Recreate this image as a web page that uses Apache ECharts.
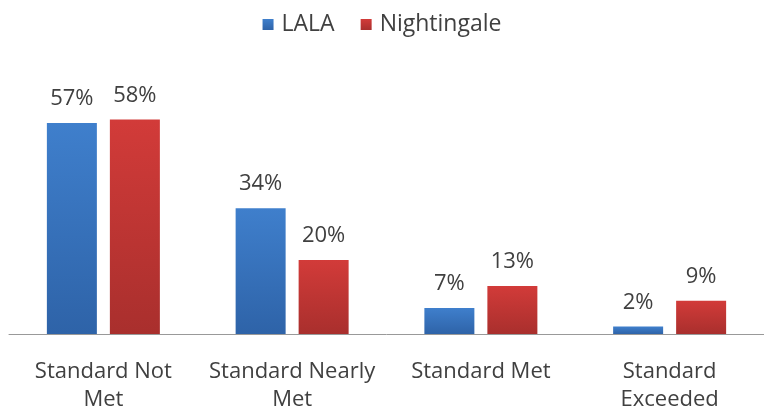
<!DOCTYPE html>
<html><head><meta charset="utf-8">
<script src="https://cdn.jsdelivr.net/npm/echarts@6/dist/echarts.min.js"></script>
<style>html,body{margin:0;padding:0;background:#fff}#c{width:764px;height:415px}</style>
</head><body><div id="c"></div>
<script>
const categories = ['Standard Not\nMet', 'Standard Nearly\nMet', 'Standard Met', 'Standard\nExceeded'];
const lalaValues = [57, 34, 7, 2];
const nightingaleValues = [58, 20, 13, 9];
const seriesNames = ['LALA', 'Nightingale'];

const font = '"Open Sans", sans-serif';
function grad(top, bottom) {
  return new echarts.graphic.LinearGradient(0, 0, 0, 1, [
    {offset: 0, color: top}, {offset: 1, color: bottom}
  ]);
}
const chart = echarts.init(document.getElementById('c'), null, {renderer: 'canvas'});
chart.setOption({
  animation: false,
  legend: {
    top: 8, left: 'center', itemWidth: 11, itemHeight: 11, itemGap: 26,
    icon: 'rect',
    textStyle: {fontFamily: font, fontSize: 23, color: '#404040', padding: [2, 0, 0, 3]},
    data: seriesNames
  },
  grid: {left: 9, width: 760, top: 112, bottom: 81},
  xAxis: {
    type: 'category', data: categories,
    axisLine: {lineStyle: {color: '#999', width: 1}},
    axisTick: {show: false},
    axisLabel: {fontFamily: font, fontSize: 22, color: '#404040', margin: 24, lineHeight: 28, interval: 0}
  },
  yAxis: {type: 'value', min: 0, max: 60, show: false, splitLine: {show: false}},
  series: [
    {
      name: seriesNames[0], type: 'bar', data: lalaValues, barWidth: 50, barGap: '26%',
      itemStyle: {color: grad('#3f7fcc', '#2e63a8')},
      label: {show: true, position: 'top', distance: 13, formatter: '{c}%', fontFamily: font, fontSize: 22, color: '#404040'}
    },
    {
      name: seriesNames[1], type: 'bar', data: nightingaleValues, barWidth: 50,
      itemStyle: {color: grad('#d23b39', '#a92f2d')},
      label: {show: true, position: 'top', distance: 13, formatter: '{c}%', fontFamily: font, fontSize: 22, color: '#404040'}
    }
  ]
});
</script></body></html>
· · · ·
### What you should do
From the first line above through the line containing "const seriesNames = ['LALA', 'Nightingale'];", copy everything exactly, without the pictures.

### Task answer
Recreate this image as a web page that uses Apache ECharts.
<!DOCTYPE html>
<html><head><meta charset="utf-8">
<script src="https://cdn.jsdelivr.net/npm/echarts@6/dist/echarts.min.js"></script>
<style>html,body{margin:0;padding:0;background:#fff}#c{width:764px;height:415px}</style>
</head><body><div id="c"></div>
<script>
const categories = ['Standard Not\nMet', 'Standard Nearly\nMet', 'Standard Met', 'Standard\nExceeded'];
const lalaValues = [57, 34, 7, 2];
const nightingaleValues = [58, 20, 13, 9];
const seriesNames = ['LALA', 'Nightingale'];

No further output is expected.